Please transcribe the data that follows without the pictures, keeping every word the same.
..........
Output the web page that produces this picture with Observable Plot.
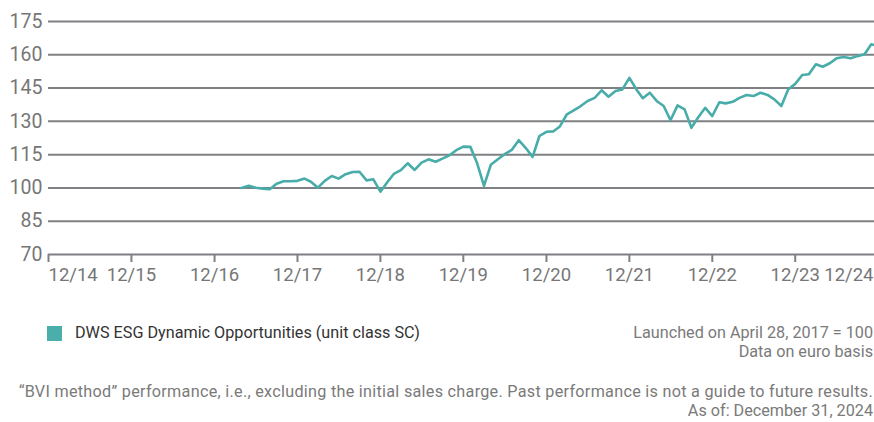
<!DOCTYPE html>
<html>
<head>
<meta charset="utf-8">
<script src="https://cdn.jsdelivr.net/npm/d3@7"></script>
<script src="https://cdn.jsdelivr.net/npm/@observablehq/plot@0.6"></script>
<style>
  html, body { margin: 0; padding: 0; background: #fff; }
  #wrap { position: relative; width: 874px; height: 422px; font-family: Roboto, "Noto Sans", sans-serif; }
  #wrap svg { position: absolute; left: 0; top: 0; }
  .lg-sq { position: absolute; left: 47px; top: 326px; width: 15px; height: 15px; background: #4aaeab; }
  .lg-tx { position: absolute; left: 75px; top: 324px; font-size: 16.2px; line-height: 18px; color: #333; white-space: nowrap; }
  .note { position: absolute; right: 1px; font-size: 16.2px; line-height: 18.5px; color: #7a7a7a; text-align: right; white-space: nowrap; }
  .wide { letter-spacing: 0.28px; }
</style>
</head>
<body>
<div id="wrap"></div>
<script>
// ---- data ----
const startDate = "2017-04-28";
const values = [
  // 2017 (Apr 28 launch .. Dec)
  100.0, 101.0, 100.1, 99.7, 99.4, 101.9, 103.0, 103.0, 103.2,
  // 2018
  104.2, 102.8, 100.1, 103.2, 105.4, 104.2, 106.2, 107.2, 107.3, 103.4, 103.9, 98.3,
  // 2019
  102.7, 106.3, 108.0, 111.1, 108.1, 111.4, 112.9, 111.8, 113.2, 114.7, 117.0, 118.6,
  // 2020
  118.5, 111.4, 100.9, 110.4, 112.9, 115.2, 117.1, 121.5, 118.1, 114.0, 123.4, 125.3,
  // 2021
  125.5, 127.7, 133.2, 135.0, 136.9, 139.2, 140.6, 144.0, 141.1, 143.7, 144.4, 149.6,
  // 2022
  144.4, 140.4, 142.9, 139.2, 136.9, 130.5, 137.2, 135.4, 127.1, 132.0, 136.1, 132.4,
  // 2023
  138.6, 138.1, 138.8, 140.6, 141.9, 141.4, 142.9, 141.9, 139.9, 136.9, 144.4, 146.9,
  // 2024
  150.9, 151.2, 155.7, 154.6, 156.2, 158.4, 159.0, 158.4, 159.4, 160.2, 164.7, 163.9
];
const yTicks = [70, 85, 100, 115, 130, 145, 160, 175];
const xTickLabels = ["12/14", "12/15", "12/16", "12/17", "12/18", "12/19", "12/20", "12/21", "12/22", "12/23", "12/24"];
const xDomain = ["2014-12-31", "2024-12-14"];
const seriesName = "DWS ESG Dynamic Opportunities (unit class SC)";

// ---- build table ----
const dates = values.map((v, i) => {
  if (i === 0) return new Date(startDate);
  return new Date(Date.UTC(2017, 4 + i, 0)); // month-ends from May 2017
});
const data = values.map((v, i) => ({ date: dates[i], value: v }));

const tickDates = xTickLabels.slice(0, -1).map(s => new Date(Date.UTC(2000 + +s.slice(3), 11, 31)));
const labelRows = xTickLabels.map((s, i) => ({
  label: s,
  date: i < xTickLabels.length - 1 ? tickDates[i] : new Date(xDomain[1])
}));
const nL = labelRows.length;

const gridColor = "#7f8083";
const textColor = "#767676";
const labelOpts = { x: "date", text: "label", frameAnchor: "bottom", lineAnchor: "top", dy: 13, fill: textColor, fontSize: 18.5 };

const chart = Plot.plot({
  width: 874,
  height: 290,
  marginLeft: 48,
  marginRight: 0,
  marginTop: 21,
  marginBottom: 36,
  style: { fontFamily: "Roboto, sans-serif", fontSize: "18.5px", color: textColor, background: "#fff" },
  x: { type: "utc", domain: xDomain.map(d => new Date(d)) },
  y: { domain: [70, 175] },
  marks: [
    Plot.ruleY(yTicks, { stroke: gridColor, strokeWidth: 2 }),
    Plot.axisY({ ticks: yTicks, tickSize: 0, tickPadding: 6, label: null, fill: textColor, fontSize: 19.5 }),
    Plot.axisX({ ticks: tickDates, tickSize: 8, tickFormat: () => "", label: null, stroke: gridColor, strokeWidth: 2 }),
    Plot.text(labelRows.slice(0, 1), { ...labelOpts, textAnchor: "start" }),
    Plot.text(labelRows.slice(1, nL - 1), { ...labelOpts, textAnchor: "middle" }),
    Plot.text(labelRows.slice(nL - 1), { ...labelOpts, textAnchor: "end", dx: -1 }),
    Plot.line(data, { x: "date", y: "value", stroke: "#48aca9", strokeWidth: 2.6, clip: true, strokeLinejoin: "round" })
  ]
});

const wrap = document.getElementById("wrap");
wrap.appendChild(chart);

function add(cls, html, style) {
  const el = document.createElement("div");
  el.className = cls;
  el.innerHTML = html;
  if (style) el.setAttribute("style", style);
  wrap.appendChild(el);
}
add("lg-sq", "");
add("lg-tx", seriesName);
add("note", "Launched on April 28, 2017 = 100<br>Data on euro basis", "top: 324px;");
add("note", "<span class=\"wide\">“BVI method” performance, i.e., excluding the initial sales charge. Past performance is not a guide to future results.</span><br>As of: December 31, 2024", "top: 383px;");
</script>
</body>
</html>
..........
[TASK ANSWER]
Output the web page that produces this picture with Observable Plot.
<!DOCTYPE html>
<html>
<head>
<meta charset="utf-8">
<script src="https://cdn.jsdelivr.net/npm/d3@7"></script>
<script src="https://cdn.jsdelivr.net/npm/@observablehq/plot@0.6"></script>
<style>
  html, body { margin: 0; padding: 0; background: #fff; }
  #wrap { position: relative; width: 874px; height: 422px; font-family: Roboto, "Noto Sans", sans-serif; }
  #wrap svg { position: absolute; left: 0; top: 0; }
  .lg-sq { position: absolute; left: 47px; top: 326px; width: 15px; height: 15px; background: #4aaeab; }
  .lg-tx { position: absolute; left: 75px; top: 324px; font-size: 16.2px; line-height: 18px; color: #333; white-space: nowrap; }
  .note { position: absolute; right: 1px; font-size: 16.2px; line-height: 18.5px; color: #7a7a7a; text-align: right; white-space: nowrap; }
  .wide { letter-spacing: 0.28px; }
</style>
</head>
<body>
<div id="wrap"></div>
<script>
// ---- data ----
const startDate = "2017-04-28";
const values = [
  // 2017 (Apr 28 launch .. Dec)
  100.0, 101.0, 100.1, 99.7, 99.4, 101.9, 103.0, 103.0, 103.2,
  // 2018
  104.2, 102.8, 100.1, 103.2, 105.4, 104.2, 106.2, 107.2, 107.3, 103.4, 103.9, 98.3,
  // 2019
  102.7, 106.3, 108.0, 111.1, 108.1, 111.4, 112.9, 111.8, 113.2, 114.7, 117.0, 118.6,
  // 2020
  118.5, 111.4, 100.9, 110.4, 112.9, 115.2, 117.1, 121.5, 118.1, 114.0, 123.4, 125.3,
  // 2021
  125.5, 127.7, 133.2, 135.0, 136.9, 139.2, 140.6, 144.0, 141.1, 143.7, 144.4, 149.6,
  // 2022
  144.4, 140.4, 142.9, 139.2, 136.9, 130.5, 137.2, 135.4, 127.1, 132.0, 136.1, 132.4,
  // 2023
  138.6, 138.1, 138.8, 140.6, 141.9, 141.4, 142.9, 141.9, 139.9, 136.9, 144.4, 146.9,
  // 2024
  150.9, 151.2, 155.7, 154.6, 156.2, 158.4, 159.0, 158.4, 159.4, 160.2, 164.7, 163.9
];
const yTicks = [70, 85, 100, 115, 130, 145, 160, 175];
const xTickLabels = ["12/14", "12/15", "12/16", "12/17", "12/18", "12/19", "12/20", "12/21", "12/22", "12/23", "12/24"];
const xDomain = ["2014-12-31", "2024-12-14"];
const seriesName = "DWS ESG Dynamic Opportunities (unit class SC)";

// ---- build table ----
const dates = values.map((v, i) => {
  if (i === 0) return new Date(startDate);
  return new Date(Date.UTC(2017, 4 + i, 0)); // month-ends from May 2017
});
const data = values.map((v, i) => ({ date: dates[i], value: v }));

const tickDates = xTickLabels.slice(0, -1).map(s => new Date(Date.UTC(2000 + +s.slice(3), 11, 31)));
const labelRows = xTickLabels.map((s, i) => ({
  label: s,
  date: i < xTickLabels.length - 1 ? tickDates[i] : new Date(xDomain[1])
}));
const nL = labelRows.length;

const gridColor = "#7f8083";
const textColor = "#767676";
const labelOpts = { x: "date", text: "label", frameAnchor: "bottom", lineAnchor: "top", dy: 13, fill: textColor, fontSize: 18.5 };

const chart = Plot.plot({
  width: 874,
  height: 290,
  marginLeft: 48,
  marginRight: 0,
  marginTop: 21,
  marginBottom: 36,
  style: { fontFamily: "Roboto, sans-serif", fontSize: "18.5px", color: textColor, background: "#fff" },
  x: { type: "utc", domain: xDomain.map(d => new Date(d)) },
  y: { domain: [70, 175] },
  marks: [
    Plot.ruleY(yTicks, { stroke: gridColor, strokeWidth: 2 }),
    Plot.axisY({ ticks: yTicks, tickSize: 0, tickPadding: 6, label: null, fill: textColor, fontSize: 19.5 }),
    Plot.axisX({ ticks: tickDates, tickSize: 8, tickFormat: () => "", label: null, stroke: gridColor, strokeWidth: 2 }),
    Plot.text(labelRows.slice(0, 1), { ...labelOpts, textAnchor: "start" }),
    Plot.text(labelRows.slice(1, nL - 1), { ...labelOpts, textAnchor: "middle" }),
    Plot.text(labelRows.slice(nL - 1), { ...labelOpts, textAnchor: "end", dx: -1 }),
    Plot.line(data, { x: "date", y: "value", stroke: "#48aca9", strokeWidth: 2.6, clip: true, strokeLinejoin: "round" })
  ]
});

const wrap = document.getElementById("wrap");
wrap.appendChild(chart);

function add(cls, html, style) {
  const el = document.createElement("div");
  el.className = cls;
  el.innerHTML = html;
  if (style) el.setAttribute("style", style);
  wrap.appendChild(el);
}
add("lg-sq", "");
add("lg-tx", seriesName);
add("note", "Launched on April 28, 2017 = 100<br>Data on euro basis", "top: 324px;");
add("note", "<span class=\"wide\">“BVI method” performance, i.e., excluding the initial sales charge. Past performance is not a guide to future results.</span><br>As of: December 31, 2024", "top: 383px;");
</script>
</body>
</html>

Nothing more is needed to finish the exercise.